E oggi Giancarlo se n’è andato, un altro pezzetto del mio passato si è trasformato in memoria. Gian vivrà nel mio ricordo come la persona che mi ha insegnato la fatica del lavoro, ma anche la soddisfazione che da esso ne deriva, mi ha insegnato lo spirito di sacrificio, ma anche la serenità che si prova dopo una giornata di lavoro, mi ha fatto vincere la mia timidezza quasi patologica e sono assolutamente certa del fatto che, se oggi sono così come sono, una bella fetta di merito va anche a lui, che ventisette anni fa, ha visto qualcosa di buono dietro ad una ragazzina a cui faceva paura praticamente tutto e che quindi si meritava un pizzico di fiducia.

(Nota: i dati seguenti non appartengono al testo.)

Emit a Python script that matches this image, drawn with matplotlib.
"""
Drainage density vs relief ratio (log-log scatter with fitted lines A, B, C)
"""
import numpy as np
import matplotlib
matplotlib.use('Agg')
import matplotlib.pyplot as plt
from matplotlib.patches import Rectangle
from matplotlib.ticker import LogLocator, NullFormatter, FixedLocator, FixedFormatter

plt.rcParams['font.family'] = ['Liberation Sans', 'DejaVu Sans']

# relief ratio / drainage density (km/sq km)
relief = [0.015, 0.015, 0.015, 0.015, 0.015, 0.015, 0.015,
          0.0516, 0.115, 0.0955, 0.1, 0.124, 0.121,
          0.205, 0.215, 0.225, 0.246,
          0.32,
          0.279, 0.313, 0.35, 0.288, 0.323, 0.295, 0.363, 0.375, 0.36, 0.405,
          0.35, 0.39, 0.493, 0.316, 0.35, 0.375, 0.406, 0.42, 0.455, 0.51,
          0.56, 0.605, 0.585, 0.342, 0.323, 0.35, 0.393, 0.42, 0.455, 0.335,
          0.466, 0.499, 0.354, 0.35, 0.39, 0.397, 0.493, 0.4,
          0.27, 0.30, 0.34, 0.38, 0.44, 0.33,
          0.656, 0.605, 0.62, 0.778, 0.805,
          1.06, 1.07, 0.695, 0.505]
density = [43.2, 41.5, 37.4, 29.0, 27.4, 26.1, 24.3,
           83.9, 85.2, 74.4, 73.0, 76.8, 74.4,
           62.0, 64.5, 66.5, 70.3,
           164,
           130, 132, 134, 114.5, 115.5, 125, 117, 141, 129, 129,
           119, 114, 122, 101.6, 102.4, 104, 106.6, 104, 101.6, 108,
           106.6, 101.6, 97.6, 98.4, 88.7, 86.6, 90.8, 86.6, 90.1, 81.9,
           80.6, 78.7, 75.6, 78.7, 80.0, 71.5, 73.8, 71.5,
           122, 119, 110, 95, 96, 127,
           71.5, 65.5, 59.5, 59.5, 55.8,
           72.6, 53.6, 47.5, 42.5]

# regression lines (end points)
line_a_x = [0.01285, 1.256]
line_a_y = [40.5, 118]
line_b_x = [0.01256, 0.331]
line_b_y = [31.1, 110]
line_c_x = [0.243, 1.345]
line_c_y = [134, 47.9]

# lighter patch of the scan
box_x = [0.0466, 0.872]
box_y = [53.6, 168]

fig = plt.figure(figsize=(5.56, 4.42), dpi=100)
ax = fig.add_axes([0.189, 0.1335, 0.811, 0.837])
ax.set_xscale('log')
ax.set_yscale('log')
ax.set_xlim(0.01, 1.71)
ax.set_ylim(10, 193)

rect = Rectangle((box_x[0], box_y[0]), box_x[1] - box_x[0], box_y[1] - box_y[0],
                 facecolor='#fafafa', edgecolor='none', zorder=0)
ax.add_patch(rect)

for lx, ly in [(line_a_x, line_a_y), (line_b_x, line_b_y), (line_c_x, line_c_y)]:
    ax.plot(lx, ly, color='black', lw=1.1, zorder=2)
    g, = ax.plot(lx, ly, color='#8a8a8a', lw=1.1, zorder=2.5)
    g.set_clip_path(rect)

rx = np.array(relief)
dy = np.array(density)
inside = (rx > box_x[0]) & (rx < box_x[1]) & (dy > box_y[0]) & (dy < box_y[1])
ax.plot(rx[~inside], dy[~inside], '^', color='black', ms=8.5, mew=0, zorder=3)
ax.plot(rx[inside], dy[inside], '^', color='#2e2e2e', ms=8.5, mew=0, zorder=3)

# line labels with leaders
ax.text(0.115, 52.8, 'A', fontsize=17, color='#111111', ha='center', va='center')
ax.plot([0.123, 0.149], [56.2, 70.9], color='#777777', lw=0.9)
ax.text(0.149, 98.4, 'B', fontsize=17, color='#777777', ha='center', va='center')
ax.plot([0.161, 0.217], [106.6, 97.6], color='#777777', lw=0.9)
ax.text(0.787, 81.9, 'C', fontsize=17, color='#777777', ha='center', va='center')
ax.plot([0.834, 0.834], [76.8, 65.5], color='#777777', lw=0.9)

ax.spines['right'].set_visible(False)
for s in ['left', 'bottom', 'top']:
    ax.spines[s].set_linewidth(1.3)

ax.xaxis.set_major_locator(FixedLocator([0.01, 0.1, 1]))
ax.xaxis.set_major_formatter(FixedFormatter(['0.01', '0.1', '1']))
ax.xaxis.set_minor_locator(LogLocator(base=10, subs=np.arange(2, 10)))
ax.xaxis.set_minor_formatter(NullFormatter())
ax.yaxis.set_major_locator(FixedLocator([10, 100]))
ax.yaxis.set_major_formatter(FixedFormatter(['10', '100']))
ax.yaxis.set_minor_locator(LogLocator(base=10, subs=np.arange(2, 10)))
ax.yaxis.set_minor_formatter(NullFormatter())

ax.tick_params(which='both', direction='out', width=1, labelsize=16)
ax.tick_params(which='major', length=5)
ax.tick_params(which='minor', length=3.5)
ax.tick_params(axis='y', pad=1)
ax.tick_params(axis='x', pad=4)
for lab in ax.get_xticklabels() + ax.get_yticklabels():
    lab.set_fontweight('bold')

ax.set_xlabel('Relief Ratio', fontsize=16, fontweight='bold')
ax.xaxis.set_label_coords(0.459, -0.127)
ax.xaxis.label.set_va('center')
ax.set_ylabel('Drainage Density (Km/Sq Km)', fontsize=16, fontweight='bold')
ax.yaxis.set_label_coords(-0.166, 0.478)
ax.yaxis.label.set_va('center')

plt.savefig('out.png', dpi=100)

Mi mancherà, e mi mancherà tanto. Lo voglio ricordare così: alle 13, quando il negozio chiudeva lui salutava tutti, si metteva il grembiule sporco sulla spalla, accendeva una sigaretta, metteva due panini dentro ad un sacchetto e si incamminava verso casa con il passo un po’ strascicato dalla stanchezza. Guardandolo così, con le spalle un po’ curve si intuiva tutta la fatica di un mestiere tanto nobile come quello del fornaio. Un lavoro fatto di orari strambi, di notti che diventano giorni e giorni che si spendono dormendo. Le stelle hanno vegliato sul suo lavoro per anni, ora è lui che da più vicino le osserverà, riposandosi.